/---

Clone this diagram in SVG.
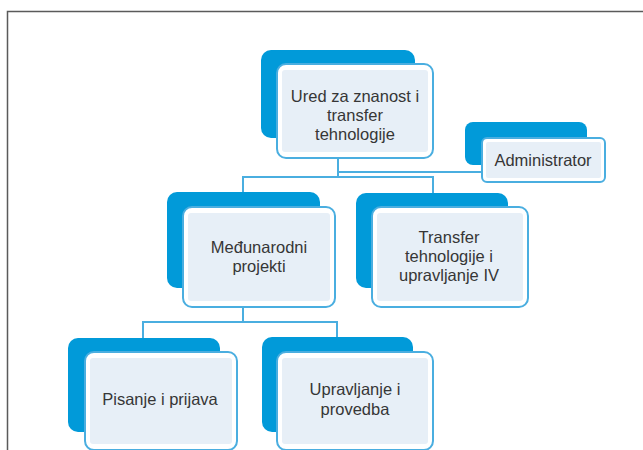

\---
/---

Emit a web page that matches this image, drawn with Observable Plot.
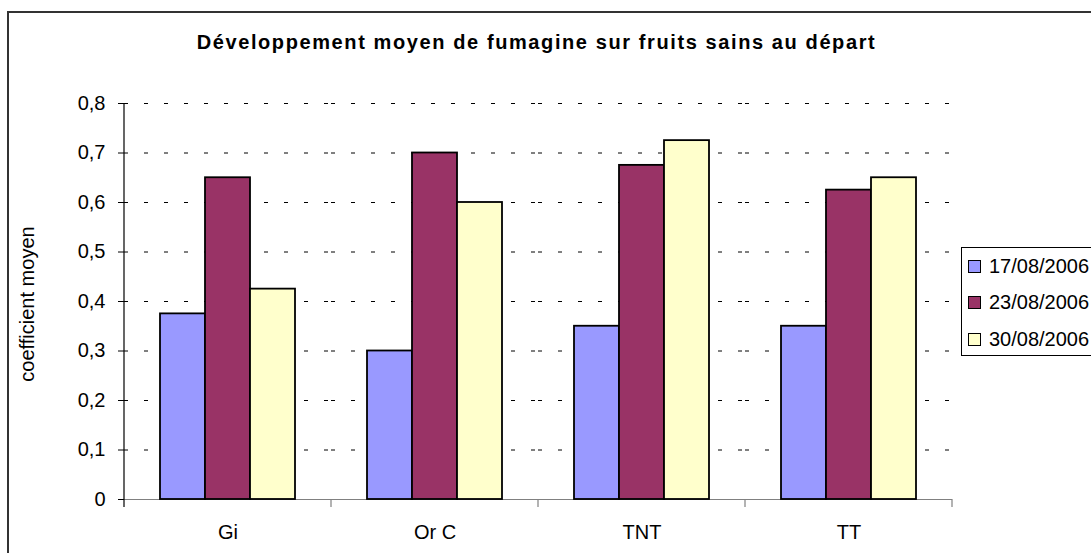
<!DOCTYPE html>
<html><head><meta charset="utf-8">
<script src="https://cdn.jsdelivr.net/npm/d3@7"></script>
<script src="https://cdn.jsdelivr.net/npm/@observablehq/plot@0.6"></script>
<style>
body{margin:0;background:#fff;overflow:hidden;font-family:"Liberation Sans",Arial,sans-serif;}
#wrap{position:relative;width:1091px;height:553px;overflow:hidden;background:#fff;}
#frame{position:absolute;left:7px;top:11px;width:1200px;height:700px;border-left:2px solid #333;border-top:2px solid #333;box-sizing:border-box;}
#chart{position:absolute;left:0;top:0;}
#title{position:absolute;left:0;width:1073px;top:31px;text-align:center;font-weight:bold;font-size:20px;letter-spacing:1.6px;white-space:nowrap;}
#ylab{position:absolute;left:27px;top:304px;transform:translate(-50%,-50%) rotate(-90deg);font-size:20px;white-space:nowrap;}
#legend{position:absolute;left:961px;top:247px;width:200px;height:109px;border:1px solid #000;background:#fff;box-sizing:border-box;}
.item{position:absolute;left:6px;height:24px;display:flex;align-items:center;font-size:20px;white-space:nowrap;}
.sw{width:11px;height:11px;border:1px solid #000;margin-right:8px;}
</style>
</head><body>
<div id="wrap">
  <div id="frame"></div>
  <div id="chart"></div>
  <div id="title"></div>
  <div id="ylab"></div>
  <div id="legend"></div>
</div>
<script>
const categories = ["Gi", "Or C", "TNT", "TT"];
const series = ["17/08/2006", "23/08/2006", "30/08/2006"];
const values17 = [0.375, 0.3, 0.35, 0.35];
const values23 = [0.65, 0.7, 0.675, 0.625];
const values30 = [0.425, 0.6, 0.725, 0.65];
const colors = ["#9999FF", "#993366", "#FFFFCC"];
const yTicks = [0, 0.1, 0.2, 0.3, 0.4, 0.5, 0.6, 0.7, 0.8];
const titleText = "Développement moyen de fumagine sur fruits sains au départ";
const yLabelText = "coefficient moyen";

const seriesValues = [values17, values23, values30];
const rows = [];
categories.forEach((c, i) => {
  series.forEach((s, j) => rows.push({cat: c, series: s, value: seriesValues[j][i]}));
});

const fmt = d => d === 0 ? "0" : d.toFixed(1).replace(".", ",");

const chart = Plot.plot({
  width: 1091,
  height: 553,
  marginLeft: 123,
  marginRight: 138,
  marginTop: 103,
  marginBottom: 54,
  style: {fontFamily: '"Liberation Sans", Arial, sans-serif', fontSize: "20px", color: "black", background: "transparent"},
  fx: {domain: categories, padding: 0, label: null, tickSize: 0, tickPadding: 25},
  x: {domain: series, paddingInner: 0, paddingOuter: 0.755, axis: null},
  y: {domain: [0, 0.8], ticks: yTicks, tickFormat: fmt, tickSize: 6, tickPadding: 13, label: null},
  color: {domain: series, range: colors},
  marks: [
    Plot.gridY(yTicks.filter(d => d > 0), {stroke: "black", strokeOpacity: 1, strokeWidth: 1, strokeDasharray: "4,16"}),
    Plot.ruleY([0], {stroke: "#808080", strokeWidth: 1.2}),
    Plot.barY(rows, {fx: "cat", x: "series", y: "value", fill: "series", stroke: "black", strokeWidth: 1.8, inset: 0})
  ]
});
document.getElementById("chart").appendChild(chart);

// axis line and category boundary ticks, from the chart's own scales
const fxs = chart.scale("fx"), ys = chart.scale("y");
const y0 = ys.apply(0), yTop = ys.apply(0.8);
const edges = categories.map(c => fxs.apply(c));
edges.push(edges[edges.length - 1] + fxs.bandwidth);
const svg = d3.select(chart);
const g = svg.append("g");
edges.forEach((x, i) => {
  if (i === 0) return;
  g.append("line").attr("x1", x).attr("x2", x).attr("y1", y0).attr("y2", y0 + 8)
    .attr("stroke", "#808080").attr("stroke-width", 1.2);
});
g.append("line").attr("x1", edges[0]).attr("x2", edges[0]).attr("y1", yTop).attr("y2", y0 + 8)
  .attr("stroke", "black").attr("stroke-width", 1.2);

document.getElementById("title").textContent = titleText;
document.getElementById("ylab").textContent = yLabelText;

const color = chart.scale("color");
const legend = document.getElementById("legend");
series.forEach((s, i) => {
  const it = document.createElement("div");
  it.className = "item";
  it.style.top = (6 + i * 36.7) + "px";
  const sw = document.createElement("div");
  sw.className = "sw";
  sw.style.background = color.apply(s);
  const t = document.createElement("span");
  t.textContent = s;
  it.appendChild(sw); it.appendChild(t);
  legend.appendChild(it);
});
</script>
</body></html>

\---
/---

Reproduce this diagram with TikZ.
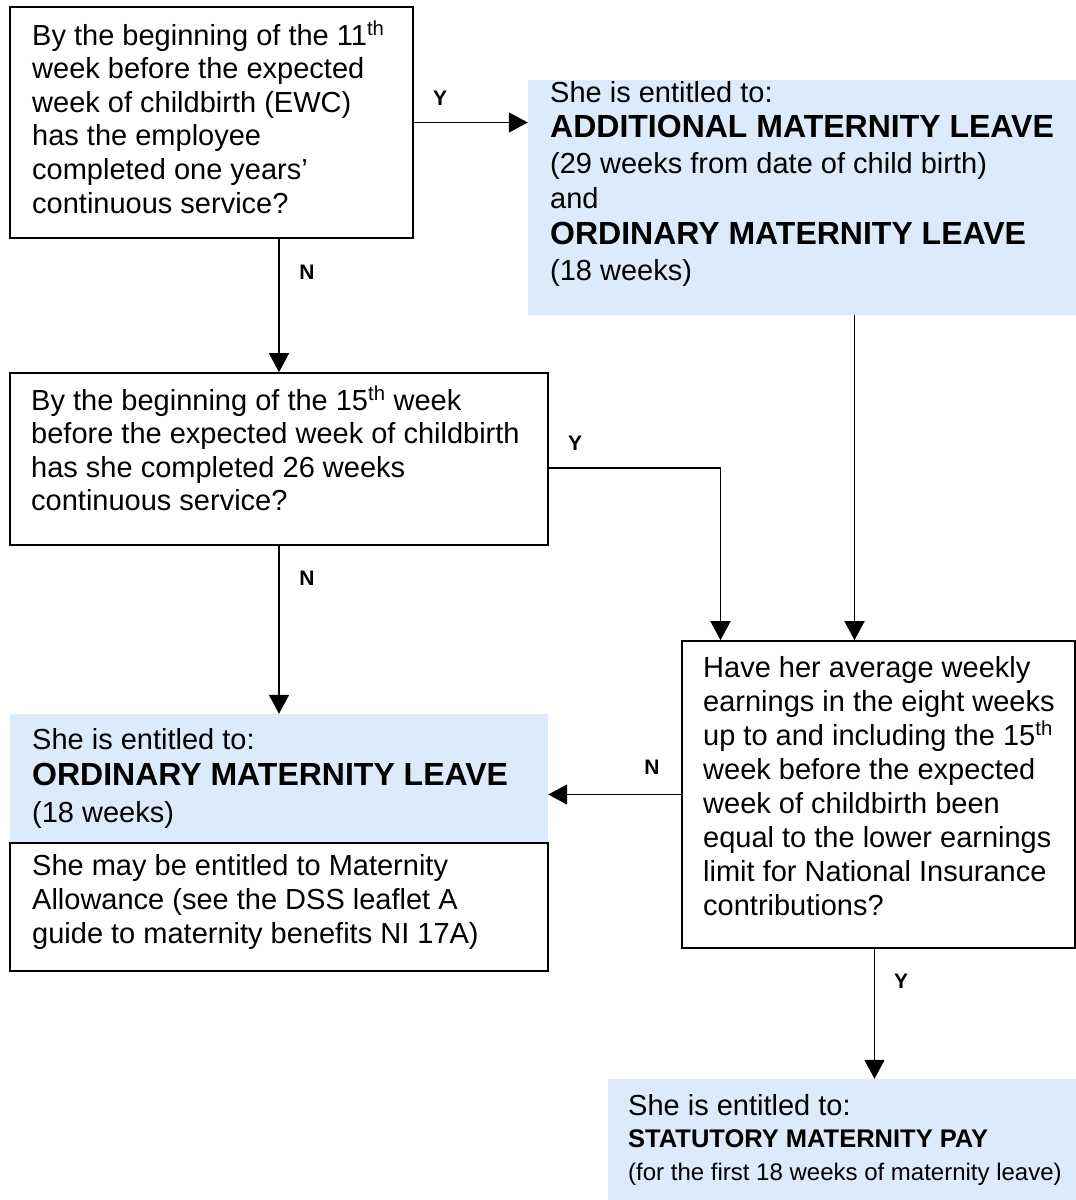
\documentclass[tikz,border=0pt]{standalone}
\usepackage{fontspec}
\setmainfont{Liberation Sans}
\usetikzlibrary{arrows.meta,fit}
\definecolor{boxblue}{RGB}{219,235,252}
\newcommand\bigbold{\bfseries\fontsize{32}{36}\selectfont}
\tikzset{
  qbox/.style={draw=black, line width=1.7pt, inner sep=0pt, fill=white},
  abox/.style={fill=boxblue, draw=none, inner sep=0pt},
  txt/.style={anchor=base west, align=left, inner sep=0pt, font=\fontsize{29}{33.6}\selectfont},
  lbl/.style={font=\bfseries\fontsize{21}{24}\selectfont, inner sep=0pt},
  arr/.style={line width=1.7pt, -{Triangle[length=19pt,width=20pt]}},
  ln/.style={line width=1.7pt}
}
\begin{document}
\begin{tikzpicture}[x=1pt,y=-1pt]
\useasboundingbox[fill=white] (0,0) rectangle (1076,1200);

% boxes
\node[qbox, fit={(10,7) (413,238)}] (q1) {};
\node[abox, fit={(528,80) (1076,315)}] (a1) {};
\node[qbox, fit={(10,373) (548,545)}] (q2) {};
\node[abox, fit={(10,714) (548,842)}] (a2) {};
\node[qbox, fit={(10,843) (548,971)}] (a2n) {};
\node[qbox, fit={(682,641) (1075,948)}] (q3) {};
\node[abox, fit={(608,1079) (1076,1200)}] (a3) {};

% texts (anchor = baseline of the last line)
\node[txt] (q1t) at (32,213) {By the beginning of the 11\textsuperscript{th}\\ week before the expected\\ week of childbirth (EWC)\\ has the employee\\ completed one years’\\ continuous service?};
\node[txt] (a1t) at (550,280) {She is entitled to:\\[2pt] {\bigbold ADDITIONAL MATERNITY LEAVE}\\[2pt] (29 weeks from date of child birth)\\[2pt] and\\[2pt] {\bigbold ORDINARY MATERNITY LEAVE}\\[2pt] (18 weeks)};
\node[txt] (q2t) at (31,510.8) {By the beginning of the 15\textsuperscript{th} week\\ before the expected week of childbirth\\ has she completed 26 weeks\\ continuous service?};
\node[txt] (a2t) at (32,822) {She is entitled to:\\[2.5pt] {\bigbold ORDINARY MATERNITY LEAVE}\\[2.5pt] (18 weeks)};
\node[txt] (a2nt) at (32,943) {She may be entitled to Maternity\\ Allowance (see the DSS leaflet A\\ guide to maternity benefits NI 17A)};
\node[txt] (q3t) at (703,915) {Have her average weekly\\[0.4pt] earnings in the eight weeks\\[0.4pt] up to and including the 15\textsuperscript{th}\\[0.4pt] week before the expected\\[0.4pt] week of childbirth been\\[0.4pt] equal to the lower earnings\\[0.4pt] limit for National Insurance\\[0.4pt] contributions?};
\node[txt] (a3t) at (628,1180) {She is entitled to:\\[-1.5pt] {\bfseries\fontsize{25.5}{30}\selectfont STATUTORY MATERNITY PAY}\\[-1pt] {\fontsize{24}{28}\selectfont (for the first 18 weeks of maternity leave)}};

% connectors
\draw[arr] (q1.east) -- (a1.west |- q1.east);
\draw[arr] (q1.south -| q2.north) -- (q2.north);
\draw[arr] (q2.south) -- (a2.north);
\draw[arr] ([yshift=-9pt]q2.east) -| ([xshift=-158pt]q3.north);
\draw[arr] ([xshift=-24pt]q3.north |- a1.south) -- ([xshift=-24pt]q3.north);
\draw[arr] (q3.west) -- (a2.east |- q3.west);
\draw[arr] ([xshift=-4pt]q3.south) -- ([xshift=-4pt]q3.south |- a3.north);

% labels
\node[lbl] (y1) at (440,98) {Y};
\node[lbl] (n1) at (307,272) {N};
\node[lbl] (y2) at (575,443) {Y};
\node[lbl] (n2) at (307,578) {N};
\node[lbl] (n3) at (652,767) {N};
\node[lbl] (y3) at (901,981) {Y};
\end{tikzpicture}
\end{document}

\---

* **TASK GOAL**: Extract the part of the records that opens with the line containing "Emit a web page" and closes with the line containing "const fmt = d". Take only those lines, exactly, and no pictures.

* **SOLUTION TO THE PROBLEM**:
Emit a web page that matches this image, drawn with Observable Plot.
<!DOCTYPE html>
<html><head><meta charset="utf-8">
<script src="https://cdn.jsdelivr.net/npm/d3@7"></script>
<script src="https://cdn.jsdelivr.net/npm/@observablehq/plot@0.6"></script>
<style>
body{margin:0;background:#fff;overflow:hidden;font-family:"Liberation Sans",Arial,sans-serif;}
#wrap{position:relative;width:1091px;height:553px;overflow:hidden;background:#fff;}
#frame{position:absolute;left:7px;top:11px;width:1200px;height:700px;border-left:2px solid #333;border-top:2px solid #333;box-sizing:border-box;}
#chart{position:absolute;left:0;top:0;}
#title{position:absolute;left:0;width:1073px;top:31px;text-align:center;font-weight:bold;font-size:20px;letter-spacing:1.6px;white-space:nowrap;}
#ylab{position:absolute;left:27px;top:304px;transform:translate(-50%,-50%) rotate(-90deg);font-size:20px;white-space:nowrap;}
#legend{position:absolute;left:961px;top:247px;width:200px;height:109px;border:1px solid #000;background:#fff;box-sizing:border-box;}
.item{position:absolute;left:6px;height:24px;display:flex;align-items:center;font-size:20px;white-space:nowrap;}
.sw{width:11px;height:11px;border:1px solid #000;margin-right:8px;}
</style>
</head><body>
<div id="wrap">
  <div id="frame"></div>
  <div id="chart"></div>
  <div id="title"></div>
  <div id="ylab"></div>
  <div id="legend"></div>
</div>
<script>
const categories = ["Gi", "Or C", "TNT", "TT"];
const series = ["17/08/2006", "23/08/2006", "30/08/2006"];
const values17 = [0.375, 0.3, 0.35, 0.35];
const values23 = [0.65, 0.7, 0.675, 0.625];
const values30 = [0.425, 0.6, 0.725, 0.65];
const colors = ["#9999FF", "#993366", "#FFFFCC"];
const yTicks = [0, 0.1, 0.2, 0.3, 0.4, 0.5, 0.6, 0.7, 0.8];
const titleText = "Développement moyen de fumagine sur fruits sains au départ";
const yLabelText = "coefficient moyen";

const seriesValues = [values17, values23, values30];
const rows = [];
categories.forEach((c, i) => {
  series.forEach((s, j) => rows.push({cat: c, series: s, value: seriesValues[j][i]}));
});

const fmt = d => d === 0 ? "0" : d.toFixed(1).replace(".", ",");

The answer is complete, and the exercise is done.